Start of Provided entries

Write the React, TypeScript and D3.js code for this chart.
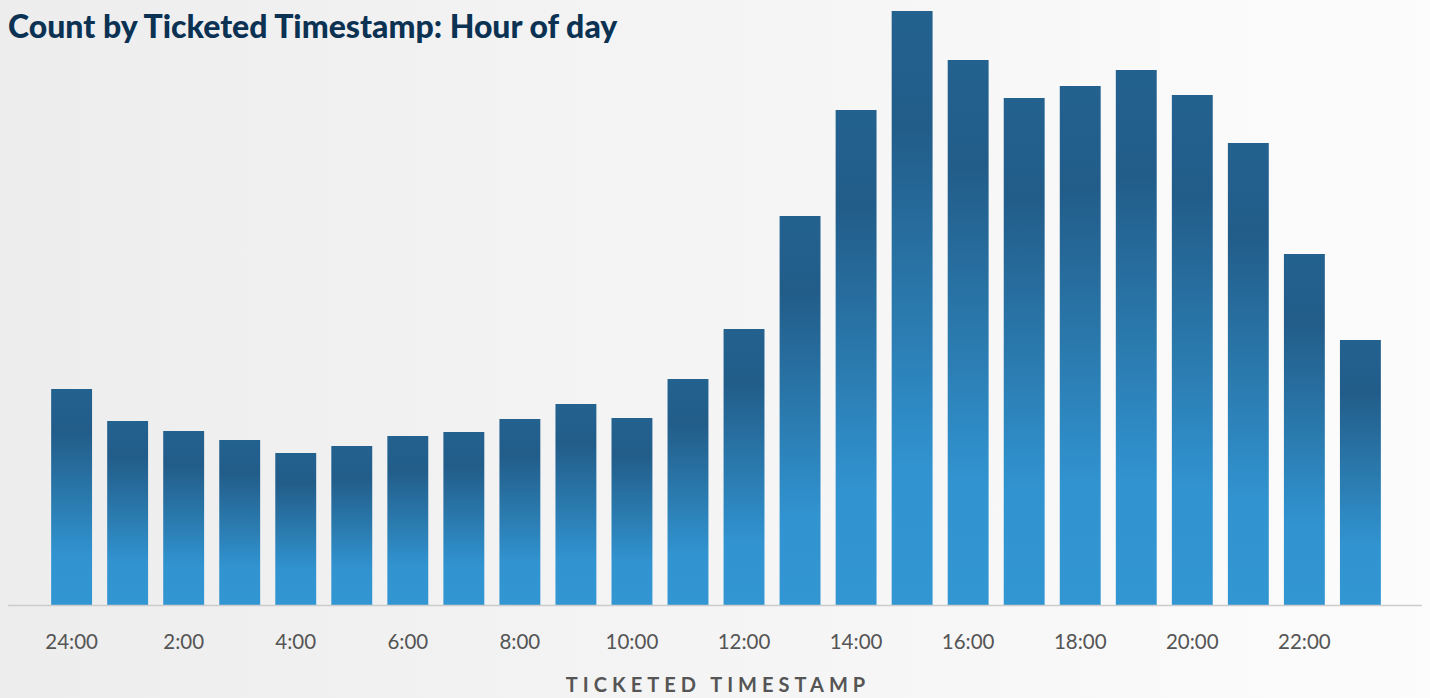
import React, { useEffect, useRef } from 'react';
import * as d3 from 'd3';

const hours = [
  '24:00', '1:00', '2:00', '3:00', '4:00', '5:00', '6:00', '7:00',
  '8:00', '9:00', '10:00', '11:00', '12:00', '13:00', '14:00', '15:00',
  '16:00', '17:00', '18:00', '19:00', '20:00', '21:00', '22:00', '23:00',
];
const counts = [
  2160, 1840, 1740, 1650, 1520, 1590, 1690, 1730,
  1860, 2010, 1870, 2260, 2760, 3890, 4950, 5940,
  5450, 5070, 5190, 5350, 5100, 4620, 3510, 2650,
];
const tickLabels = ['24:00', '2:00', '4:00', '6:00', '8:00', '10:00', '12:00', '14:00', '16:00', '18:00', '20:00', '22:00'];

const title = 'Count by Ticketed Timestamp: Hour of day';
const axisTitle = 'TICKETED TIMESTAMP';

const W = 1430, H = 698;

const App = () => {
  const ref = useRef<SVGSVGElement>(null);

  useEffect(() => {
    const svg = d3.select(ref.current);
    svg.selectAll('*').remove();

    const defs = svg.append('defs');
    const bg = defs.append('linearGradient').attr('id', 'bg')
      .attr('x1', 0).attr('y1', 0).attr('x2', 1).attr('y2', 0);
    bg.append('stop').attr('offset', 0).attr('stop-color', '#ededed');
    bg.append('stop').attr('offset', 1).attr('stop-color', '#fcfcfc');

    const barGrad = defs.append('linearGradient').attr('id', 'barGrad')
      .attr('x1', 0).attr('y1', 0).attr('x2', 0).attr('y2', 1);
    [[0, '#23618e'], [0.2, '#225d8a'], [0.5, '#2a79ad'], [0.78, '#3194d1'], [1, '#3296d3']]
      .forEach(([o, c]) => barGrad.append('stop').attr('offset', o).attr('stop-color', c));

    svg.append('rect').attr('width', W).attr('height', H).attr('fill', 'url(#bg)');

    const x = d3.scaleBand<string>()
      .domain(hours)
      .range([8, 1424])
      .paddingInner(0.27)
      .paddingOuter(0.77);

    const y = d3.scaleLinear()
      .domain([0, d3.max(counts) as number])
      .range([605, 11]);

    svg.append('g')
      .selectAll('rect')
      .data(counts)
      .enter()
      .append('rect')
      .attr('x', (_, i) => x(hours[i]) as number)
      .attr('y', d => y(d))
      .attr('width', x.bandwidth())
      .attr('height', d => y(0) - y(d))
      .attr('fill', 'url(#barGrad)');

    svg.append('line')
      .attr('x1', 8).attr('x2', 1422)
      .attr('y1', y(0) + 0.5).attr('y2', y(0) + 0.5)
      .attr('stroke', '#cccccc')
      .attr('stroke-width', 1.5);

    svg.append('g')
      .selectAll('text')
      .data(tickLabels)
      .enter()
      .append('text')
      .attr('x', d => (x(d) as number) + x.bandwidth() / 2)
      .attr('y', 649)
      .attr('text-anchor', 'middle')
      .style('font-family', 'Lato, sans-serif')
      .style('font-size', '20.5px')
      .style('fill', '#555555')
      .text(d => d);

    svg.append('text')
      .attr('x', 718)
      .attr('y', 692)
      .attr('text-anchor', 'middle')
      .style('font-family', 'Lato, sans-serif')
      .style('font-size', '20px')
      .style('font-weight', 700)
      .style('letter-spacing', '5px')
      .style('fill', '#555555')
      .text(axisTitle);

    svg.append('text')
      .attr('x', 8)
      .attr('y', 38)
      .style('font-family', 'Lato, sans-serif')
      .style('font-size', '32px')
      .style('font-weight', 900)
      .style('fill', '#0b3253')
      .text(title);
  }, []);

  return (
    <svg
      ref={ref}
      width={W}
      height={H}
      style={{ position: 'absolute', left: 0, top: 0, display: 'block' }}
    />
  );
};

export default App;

End of Provided entries
Start of Provided entries

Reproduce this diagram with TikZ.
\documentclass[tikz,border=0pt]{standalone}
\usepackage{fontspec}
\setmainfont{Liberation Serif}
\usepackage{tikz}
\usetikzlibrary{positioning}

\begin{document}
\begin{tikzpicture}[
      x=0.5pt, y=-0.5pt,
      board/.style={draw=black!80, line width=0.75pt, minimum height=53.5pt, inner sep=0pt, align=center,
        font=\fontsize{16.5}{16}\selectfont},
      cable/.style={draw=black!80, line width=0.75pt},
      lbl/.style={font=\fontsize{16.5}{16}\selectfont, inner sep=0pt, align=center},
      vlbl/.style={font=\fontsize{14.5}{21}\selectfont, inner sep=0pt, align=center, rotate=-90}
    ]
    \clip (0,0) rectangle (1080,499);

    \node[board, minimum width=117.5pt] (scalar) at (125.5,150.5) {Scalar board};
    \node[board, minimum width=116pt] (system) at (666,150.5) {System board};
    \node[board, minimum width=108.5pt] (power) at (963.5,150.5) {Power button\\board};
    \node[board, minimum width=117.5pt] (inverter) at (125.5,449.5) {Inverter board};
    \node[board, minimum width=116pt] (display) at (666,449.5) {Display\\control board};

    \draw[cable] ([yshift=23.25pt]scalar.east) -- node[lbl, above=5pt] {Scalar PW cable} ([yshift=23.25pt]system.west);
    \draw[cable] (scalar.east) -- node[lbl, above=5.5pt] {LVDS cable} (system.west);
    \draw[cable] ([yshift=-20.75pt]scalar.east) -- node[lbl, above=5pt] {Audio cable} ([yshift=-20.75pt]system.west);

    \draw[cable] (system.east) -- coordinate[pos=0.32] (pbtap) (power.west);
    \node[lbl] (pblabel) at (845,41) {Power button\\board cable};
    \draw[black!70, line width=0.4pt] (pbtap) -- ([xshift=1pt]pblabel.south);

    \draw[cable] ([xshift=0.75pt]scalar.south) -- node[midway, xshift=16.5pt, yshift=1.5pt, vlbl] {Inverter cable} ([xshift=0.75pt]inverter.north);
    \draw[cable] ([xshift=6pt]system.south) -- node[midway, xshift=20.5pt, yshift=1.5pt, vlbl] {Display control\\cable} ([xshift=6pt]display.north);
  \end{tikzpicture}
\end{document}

End of Provided entries
Start of Provided entries

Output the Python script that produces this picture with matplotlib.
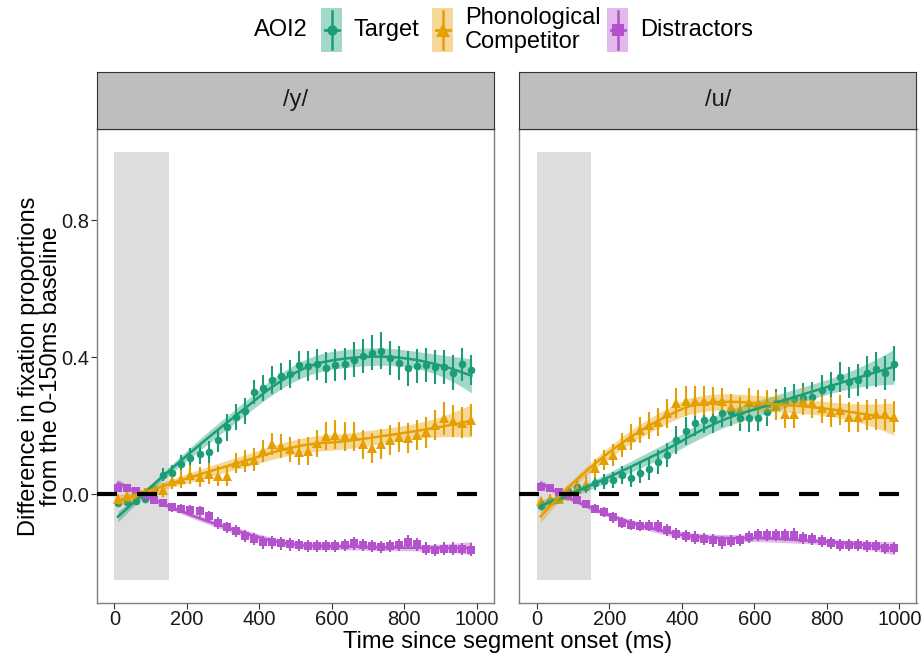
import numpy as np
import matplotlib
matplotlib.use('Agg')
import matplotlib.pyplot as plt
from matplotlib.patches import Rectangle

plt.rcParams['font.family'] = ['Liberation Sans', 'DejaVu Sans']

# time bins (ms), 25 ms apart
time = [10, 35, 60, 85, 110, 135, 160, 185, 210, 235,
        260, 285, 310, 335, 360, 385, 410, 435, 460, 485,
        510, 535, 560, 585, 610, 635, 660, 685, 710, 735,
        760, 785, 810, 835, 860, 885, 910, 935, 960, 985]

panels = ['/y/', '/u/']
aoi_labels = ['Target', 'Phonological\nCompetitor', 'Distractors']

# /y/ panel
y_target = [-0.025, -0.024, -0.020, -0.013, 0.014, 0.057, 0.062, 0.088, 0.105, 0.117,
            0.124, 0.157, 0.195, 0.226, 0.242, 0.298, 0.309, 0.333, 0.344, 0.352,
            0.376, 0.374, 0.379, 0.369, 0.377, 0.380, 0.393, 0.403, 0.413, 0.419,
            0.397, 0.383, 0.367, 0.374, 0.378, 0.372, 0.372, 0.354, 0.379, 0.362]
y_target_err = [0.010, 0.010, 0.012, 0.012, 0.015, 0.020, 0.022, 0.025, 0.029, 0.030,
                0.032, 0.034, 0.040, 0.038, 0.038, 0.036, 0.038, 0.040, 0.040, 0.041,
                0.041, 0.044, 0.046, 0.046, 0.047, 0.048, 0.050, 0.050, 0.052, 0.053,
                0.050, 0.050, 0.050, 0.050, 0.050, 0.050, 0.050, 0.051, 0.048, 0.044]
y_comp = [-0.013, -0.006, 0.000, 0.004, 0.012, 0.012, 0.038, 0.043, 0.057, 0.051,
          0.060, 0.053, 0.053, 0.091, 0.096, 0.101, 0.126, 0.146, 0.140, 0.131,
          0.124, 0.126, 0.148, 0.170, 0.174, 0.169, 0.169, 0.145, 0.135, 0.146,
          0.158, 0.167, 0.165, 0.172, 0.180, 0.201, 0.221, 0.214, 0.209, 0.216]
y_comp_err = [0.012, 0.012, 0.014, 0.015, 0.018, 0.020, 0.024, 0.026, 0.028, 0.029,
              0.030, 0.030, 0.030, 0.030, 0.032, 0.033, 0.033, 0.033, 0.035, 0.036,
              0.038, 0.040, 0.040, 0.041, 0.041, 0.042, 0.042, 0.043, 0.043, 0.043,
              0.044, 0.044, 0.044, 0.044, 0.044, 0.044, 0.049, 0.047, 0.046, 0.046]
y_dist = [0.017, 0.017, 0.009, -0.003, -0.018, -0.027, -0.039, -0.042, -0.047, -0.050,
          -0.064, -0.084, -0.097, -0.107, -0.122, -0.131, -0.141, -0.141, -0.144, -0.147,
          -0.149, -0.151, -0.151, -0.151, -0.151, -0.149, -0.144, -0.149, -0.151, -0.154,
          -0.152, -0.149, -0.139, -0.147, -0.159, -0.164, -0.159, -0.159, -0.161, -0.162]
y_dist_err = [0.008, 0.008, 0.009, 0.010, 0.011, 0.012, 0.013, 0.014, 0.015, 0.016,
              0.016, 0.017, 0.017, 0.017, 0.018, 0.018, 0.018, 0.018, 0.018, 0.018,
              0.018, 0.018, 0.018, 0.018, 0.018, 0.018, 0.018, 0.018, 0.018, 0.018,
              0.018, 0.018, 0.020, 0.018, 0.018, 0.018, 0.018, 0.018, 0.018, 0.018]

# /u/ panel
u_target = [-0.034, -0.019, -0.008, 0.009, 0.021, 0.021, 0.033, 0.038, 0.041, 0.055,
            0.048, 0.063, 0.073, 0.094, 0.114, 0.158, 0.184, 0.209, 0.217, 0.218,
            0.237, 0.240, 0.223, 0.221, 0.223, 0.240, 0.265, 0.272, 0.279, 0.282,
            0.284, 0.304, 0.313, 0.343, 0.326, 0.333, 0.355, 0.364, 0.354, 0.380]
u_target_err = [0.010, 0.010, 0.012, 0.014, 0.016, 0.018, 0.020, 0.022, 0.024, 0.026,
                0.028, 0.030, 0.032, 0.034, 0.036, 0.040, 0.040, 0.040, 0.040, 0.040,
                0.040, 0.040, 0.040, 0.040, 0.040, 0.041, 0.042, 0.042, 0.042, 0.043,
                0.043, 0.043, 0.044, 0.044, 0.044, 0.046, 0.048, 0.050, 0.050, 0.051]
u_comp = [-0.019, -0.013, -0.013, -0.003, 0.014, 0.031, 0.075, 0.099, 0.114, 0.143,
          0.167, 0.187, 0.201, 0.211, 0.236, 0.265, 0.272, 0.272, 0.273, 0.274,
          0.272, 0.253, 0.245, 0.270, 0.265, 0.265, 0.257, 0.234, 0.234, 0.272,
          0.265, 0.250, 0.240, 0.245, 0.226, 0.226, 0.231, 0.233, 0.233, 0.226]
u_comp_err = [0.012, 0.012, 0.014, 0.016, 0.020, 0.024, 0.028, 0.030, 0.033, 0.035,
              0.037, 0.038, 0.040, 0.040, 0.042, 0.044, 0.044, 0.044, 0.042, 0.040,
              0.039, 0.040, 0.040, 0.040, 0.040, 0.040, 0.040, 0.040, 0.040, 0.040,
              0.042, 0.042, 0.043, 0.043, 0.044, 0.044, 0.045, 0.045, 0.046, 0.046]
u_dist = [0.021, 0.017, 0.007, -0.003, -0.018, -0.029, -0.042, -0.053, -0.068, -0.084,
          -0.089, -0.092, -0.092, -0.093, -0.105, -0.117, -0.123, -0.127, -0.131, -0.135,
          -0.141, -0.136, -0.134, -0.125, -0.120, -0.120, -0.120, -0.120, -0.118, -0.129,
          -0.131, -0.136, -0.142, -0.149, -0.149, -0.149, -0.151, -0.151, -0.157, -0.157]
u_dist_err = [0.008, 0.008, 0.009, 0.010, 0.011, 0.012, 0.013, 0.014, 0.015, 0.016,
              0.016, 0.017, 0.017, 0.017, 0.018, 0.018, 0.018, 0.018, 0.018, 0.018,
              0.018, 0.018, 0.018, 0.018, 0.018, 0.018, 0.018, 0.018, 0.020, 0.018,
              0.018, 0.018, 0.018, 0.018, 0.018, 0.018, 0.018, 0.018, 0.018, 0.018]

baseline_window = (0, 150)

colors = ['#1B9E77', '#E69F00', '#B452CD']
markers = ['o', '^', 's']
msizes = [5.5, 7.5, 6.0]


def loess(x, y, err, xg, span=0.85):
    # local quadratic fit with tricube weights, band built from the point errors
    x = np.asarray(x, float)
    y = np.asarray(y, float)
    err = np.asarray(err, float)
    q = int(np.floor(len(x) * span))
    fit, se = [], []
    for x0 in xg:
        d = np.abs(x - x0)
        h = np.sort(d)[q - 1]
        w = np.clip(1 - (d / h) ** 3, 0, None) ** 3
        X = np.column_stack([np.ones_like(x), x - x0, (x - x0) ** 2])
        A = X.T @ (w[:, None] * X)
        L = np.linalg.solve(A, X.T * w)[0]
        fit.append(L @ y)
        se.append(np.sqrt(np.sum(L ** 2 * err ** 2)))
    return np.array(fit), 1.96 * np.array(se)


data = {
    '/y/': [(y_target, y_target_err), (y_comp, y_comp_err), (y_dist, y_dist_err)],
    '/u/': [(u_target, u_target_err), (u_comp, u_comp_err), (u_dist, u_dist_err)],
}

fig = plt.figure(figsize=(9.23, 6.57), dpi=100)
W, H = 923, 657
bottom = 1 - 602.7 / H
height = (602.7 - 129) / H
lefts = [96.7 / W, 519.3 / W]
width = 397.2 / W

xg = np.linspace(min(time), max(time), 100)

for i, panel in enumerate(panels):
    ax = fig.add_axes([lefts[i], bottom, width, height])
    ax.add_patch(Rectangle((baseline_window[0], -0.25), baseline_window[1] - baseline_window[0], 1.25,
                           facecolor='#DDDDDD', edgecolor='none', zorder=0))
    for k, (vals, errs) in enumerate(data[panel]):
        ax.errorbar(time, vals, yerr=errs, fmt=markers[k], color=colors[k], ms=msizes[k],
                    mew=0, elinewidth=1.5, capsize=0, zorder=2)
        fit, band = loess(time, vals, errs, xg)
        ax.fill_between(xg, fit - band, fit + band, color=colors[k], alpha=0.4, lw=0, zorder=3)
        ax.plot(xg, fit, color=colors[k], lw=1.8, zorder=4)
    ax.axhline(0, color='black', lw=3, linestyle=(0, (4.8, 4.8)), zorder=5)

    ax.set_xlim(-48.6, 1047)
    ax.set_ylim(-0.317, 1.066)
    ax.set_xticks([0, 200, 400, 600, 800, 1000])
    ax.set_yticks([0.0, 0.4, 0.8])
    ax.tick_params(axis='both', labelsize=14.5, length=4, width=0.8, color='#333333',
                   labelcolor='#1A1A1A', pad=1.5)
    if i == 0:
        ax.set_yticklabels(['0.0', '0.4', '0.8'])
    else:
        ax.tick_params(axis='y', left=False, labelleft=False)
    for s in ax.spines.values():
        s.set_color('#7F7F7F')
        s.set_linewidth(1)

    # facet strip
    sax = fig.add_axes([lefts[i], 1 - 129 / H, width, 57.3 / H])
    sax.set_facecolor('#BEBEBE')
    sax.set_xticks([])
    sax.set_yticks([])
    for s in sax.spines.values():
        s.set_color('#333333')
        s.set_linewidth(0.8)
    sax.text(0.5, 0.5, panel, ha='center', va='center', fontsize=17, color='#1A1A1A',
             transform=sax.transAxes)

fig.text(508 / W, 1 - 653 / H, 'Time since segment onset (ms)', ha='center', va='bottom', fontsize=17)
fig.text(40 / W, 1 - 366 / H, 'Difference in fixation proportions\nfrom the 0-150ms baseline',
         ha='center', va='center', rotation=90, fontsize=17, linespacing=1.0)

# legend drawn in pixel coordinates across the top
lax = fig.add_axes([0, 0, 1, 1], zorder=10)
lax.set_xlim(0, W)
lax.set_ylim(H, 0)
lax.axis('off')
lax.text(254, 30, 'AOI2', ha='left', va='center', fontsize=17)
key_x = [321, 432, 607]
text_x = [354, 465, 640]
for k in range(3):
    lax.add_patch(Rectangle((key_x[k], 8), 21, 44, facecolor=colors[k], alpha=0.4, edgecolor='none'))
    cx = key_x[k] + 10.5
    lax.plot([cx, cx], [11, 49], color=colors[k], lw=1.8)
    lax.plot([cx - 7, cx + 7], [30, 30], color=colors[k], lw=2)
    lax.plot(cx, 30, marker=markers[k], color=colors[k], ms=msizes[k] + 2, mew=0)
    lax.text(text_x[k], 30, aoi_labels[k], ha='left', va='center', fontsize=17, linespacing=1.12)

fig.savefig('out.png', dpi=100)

End of Provided entries

* What needs to be done *
Search the records for the word "this" and copy every line where it occurs.

* Exercise solution *
Write the React, TypeScript and D3.js code for this chart.
Reproduce this diagram with TikZ.
Output the Python script that produces this picture with matplotlib.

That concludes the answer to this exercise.